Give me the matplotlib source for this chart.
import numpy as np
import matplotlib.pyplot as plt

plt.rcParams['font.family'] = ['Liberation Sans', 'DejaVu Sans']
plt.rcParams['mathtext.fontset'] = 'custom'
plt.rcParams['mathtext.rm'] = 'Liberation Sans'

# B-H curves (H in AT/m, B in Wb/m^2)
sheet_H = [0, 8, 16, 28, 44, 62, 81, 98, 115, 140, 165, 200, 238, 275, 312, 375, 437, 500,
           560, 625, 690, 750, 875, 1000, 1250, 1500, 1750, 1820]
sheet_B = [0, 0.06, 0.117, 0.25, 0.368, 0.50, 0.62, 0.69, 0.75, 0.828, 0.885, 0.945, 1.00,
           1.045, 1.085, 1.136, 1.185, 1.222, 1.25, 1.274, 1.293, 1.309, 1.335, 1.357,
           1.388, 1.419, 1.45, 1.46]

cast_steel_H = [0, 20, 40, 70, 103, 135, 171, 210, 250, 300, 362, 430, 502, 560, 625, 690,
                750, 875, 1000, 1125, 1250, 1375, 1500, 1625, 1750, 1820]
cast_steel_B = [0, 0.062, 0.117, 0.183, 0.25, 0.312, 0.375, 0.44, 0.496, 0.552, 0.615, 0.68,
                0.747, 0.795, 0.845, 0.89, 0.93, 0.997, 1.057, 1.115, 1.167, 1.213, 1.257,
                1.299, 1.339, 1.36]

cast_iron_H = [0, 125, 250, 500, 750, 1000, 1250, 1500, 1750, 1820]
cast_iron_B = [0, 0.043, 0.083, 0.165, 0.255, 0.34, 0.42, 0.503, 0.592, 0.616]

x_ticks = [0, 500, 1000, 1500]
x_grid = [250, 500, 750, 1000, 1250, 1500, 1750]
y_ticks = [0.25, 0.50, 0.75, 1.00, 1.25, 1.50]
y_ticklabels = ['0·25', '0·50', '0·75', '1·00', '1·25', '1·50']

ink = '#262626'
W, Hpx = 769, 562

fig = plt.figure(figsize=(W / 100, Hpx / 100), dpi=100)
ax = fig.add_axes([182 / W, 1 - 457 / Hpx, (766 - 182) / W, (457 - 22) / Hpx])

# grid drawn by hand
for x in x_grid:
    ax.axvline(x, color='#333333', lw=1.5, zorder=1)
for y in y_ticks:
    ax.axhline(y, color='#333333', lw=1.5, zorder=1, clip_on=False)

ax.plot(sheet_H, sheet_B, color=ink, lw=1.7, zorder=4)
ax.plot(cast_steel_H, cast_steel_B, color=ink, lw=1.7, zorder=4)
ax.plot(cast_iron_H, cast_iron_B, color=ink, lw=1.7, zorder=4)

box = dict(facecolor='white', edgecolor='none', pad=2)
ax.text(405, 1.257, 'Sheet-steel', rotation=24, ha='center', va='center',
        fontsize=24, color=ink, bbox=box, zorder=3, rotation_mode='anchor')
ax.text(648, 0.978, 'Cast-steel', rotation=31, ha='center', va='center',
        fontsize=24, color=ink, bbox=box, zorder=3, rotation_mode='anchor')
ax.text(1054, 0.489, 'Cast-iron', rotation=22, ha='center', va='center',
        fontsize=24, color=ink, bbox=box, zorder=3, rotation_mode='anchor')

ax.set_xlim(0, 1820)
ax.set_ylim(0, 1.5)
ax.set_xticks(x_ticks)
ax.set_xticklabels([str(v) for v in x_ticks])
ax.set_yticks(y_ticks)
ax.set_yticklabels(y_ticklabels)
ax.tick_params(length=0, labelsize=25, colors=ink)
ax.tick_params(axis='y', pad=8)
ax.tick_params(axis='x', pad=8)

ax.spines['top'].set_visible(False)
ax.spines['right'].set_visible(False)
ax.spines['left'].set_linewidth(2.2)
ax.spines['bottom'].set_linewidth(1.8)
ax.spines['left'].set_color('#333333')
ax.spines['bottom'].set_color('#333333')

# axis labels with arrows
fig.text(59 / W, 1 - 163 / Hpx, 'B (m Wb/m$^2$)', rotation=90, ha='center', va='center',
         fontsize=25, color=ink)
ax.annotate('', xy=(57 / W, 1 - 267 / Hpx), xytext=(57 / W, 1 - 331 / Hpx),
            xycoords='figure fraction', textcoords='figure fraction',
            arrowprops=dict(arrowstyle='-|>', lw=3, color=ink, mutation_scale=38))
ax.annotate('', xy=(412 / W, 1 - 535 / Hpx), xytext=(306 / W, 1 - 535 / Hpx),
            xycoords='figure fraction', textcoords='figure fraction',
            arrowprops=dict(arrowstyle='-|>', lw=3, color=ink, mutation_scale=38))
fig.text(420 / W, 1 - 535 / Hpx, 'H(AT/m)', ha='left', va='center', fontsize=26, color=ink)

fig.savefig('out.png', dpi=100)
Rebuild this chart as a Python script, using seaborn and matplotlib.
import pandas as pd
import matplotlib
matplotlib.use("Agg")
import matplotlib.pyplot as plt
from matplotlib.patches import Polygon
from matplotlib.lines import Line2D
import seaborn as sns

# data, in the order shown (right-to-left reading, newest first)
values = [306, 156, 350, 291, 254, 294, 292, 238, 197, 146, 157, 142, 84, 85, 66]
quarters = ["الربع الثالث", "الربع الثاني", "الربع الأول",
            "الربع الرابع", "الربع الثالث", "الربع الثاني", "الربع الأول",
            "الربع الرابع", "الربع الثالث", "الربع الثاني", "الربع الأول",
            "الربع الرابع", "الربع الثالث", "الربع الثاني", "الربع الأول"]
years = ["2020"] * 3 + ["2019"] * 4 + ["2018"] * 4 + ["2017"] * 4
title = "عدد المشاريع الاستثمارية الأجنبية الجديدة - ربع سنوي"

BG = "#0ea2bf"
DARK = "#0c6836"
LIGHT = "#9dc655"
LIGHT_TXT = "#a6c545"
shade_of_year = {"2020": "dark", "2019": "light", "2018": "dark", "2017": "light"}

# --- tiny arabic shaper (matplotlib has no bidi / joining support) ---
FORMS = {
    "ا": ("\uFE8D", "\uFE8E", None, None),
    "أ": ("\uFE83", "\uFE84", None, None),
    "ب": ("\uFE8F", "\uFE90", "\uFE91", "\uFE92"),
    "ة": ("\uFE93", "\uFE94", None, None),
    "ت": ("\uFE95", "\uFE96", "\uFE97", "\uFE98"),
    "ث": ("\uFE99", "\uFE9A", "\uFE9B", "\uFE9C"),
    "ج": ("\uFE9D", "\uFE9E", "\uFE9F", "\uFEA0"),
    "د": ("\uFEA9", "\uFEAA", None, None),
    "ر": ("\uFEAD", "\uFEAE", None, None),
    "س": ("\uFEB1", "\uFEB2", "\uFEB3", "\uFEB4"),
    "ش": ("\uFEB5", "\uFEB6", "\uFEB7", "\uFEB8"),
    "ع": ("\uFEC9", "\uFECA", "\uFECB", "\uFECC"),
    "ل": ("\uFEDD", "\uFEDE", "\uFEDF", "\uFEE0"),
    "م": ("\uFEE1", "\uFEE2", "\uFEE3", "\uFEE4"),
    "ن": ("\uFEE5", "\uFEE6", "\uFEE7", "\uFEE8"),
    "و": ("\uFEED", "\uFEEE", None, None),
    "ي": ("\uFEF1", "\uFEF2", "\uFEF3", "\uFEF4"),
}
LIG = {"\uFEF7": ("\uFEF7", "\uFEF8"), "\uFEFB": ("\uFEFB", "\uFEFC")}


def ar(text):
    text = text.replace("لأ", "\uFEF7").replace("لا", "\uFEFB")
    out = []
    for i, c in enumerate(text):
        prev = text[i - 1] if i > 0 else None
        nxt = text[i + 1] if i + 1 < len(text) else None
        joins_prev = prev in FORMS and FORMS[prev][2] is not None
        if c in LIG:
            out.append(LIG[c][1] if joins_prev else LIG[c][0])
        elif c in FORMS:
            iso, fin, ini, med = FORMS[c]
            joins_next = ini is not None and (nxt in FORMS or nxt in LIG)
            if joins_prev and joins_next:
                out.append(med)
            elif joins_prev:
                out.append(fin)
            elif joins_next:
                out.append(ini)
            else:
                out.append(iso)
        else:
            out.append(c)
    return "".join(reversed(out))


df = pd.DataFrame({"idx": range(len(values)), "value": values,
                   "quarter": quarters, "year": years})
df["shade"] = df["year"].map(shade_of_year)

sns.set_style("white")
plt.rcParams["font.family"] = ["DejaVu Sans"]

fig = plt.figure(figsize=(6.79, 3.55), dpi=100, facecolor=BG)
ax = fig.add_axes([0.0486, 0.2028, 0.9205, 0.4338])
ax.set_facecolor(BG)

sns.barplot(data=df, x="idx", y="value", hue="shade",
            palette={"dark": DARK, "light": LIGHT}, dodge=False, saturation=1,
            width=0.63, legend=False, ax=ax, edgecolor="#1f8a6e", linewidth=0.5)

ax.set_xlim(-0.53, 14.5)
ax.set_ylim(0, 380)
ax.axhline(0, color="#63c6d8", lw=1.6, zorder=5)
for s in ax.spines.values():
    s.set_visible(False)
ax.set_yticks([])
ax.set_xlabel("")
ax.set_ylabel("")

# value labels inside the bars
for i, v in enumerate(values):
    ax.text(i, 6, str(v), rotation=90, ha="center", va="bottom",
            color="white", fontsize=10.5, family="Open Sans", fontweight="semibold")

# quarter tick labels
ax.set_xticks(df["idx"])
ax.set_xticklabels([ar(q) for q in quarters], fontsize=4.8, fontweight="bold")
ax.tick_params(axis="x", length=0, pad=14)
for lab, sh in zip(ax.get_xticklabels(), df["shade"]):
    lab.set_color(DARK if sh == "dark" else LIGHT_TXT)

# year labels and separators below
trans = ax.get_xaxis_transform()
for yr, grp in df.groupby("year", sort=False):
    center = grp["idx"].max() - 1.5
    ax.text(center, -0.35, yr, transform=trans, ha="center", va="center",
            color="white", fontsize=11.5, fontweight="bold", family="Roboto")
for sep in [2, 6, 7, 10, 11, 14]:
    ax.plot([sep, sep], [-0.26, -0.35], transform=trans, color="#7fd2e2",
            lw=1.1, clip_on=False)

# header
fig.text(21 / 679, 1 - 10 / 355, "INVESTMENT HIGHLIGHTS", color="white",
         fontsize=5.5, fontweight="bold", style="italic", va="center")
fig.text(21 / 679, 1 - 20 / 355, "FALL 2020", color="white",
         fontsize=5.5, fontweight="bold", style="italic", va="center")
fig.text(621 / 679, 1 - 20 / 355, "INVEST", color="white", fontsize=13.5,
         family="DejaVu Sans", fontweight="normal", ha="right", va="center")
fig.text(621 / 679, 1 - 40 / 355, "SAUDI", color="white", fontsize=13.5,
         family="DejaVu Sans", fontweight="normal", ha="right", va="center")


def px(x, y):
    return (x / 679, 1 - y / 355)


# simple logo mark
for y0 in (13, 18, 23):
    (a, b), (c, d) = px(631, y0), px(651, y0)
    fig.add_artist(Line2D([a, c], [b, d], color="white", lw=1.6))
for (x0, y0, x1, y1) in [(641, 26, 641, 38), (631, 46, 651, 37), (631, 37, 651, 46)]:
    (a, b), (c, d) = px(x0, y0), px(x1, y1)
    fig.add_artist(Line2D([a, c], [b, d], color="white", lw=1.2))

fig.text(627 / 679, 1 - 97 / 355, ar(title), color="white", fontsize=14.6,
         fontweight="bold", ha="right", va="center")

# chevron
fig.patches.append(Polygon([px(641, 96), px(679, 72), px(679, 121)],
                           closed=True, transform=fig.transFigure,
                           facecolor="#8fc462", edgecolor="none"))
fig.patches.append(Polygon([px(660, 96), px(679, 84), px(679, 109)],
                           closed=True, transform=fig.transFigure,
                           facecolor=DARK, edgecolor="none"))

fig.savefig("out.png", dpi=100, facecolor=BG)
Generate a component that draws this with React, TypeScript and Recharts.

┄┄┄┄┄┄

● **SET EXERCISE**: Only the lines from the one with "Rebuild this chart" up to the one with "import seaborn as sns" should be repeated, both included, exactly as they appear.

● **THE SOLUTION**:
Rebuild this chart as a Python script, using seaborn and matplotlib.
import pandas as pd
import matplotlib
matplotlib.use("Agg")
import matplotlib.pyplot as plt
from matplotlib.patches import Polygon
from matplotlib.lines import Line2D
import seaborn as sns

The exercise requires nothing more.